--- Start Data to use ---

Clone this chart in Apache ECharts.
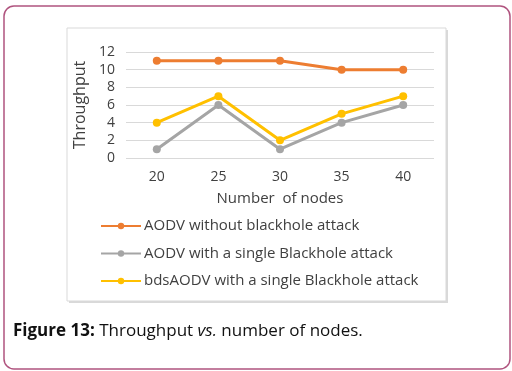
<!DOCTYPE html>
<html><head><meta charset="utf-8">
<script src="https://cdn.jsdelivr.net/npm/echarts@6/dist/echarts.min.js"></script>
<style>html,body{margin:0;padding:0;background:#fff}#c{width:512px;height:371px}</style>
</head><body><div id="c"></div>
<script>
const categories = ['20','25','30','35','40'];
const aodvNoAttack = [11, 11, 11, 10, 10];
const aodvSingle = [1, 6, 1, 4, 6];
const bdsAodv = [4, 7, 2, 5, 7];
const seriesNames = ['AODV without blackhole attack','AODV with a single Blackhole attack','bdsAODV with a single Blackhole attack'];
const colors = ['#ED7D31','#A5A5A5','#FFC000'];

const chart = echarts.init(document.getElementById('c'), null, {renderer:'canvas'});
const font = "'Open Sans', sans-serif";
function mk(name, data, color){
  return {name, type:'line', data, color, symbol:'circle', symbolSize:8,
    lineStyle:{width:3,color}, itemStyle:{color}, z: 3};
}
chart.setOption({
  animation:false,
  graphic:[
    {type:'rect', shape:{x:4,y:6,width:506,height:363,r:10}, style:{fill:'#fff',stroke:'#B0547F',lineWidth:1.5}, z:-10},
    {type:'rect', shape:{x:69,y:30,width:379,height:273}, style:{fill:'#d9d9d9'}, z:-9},
    {type:'rect', shape:{x:67,y:28,width:379,height:273}, style:{fill:'#fff',stroke:'#d9d9d9',lineWidth:1}, z:-8},
    {type:'text', left:13, top:323, style:{text:'{b|Figure 13:} Throughput {i|vs.} number of nodes.', fill:'#111', font:"17px 'Open Sans', sans-serif",
      rich:{b:{fontWeight:'bold',fontSize:17,fontFamily:"'Open Sans', sans-serif",fill:'#111'}, i:{fontStyle:'italic',fontSize:17,fontFamily:"'Open Sans', sans-serif",fill:'#111'}}}}
  ],
  grid:{left:126, right:78, top:52, bottom:213, containLabel:false},
  xAxis:{type:'category', data:categories, boundaryGap:true,
    axisLine:{show:false}, axisTick:{show:false},
    axisLabel:{color:'#404040', fontSize:14, fontFamily:font, margin:12},
    name:'Number  of nodes', nameLocation:'middle', nameGap:33,
    nameTextStyle:{color:'#404040', fontSize:15, fontFamily:font}},
  yAxis:{type:'value', min:0, max:12, interval:2,
    axisLine:{show:false}, axisTick:{show:false},
    splitLine:{lineStyle:{color:'#d9d9d9', width:1}},
    axisLabel:{color:'#404040', fontSize:14, fontFamily:font, margin:11},
    name:'Throughput', nameLocation:'middle', nameGap:38, nameRotate:90,
    nameTextStyle:{color:'#404040', fontSize:16, fontFamily:font}},
  legend:{orient:'vertical', left:95, top:213, itemWidth:40, itemHeight:8, itemGap:11.5,
    textStyle:{color:'#404040', fontSize:15, lineHeight:16, fontFamily:font, padding:[0,0,0,-2]},
    data:seriesNames},
  series:[mk(seriesNames[0], aodvNoAttack, colors[0]), mk(seriesNames[1], aodvSingle, colors[1]), mk(seriesNames[2], bdsAodv, colors[2])]
});
</script></body></html>
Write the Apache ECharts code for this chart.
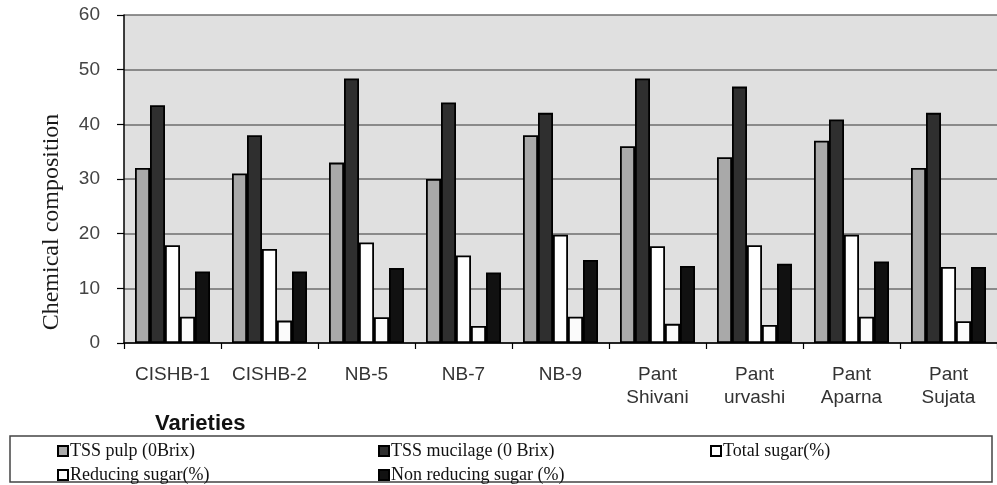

--- End Data to use ---

## Prompt
Return the material line for line, from its beginning to the line that contains "const colors = ['#ED7D31','#A5A5A5','#FFC000'];", with the pictures left out.

## Answer for the task
Clone this chart in Apache ECharts.
<!DOCTYPE html>
<html><head><meta charset="utf-8">
<script src="https://cdn.jsdelivr.net/npm/echarts@6/dist/echarts.min.js"></script>
<style>html,body{margin:0;padding:0;background:#fff}#c{width:512px;height:371px}</style>
</head><body><div id="c"></div>
<script>
const categories = ['20','25','30','35','40'];
const aodvNoAttack = [11, 11, 11, 10, 10];
const aodvSingle = [1, 6, 1, 4, 6];
const bdsAodv = [4, 7, 2, 5, 7];
const seriesNames = ['AODV without blackhole attack','AODV with a single Blackhole attack','bdsAODV with a single Blackhole attack'];
const colors = ['#ED7D31','#A5A5A5','#FFC000'];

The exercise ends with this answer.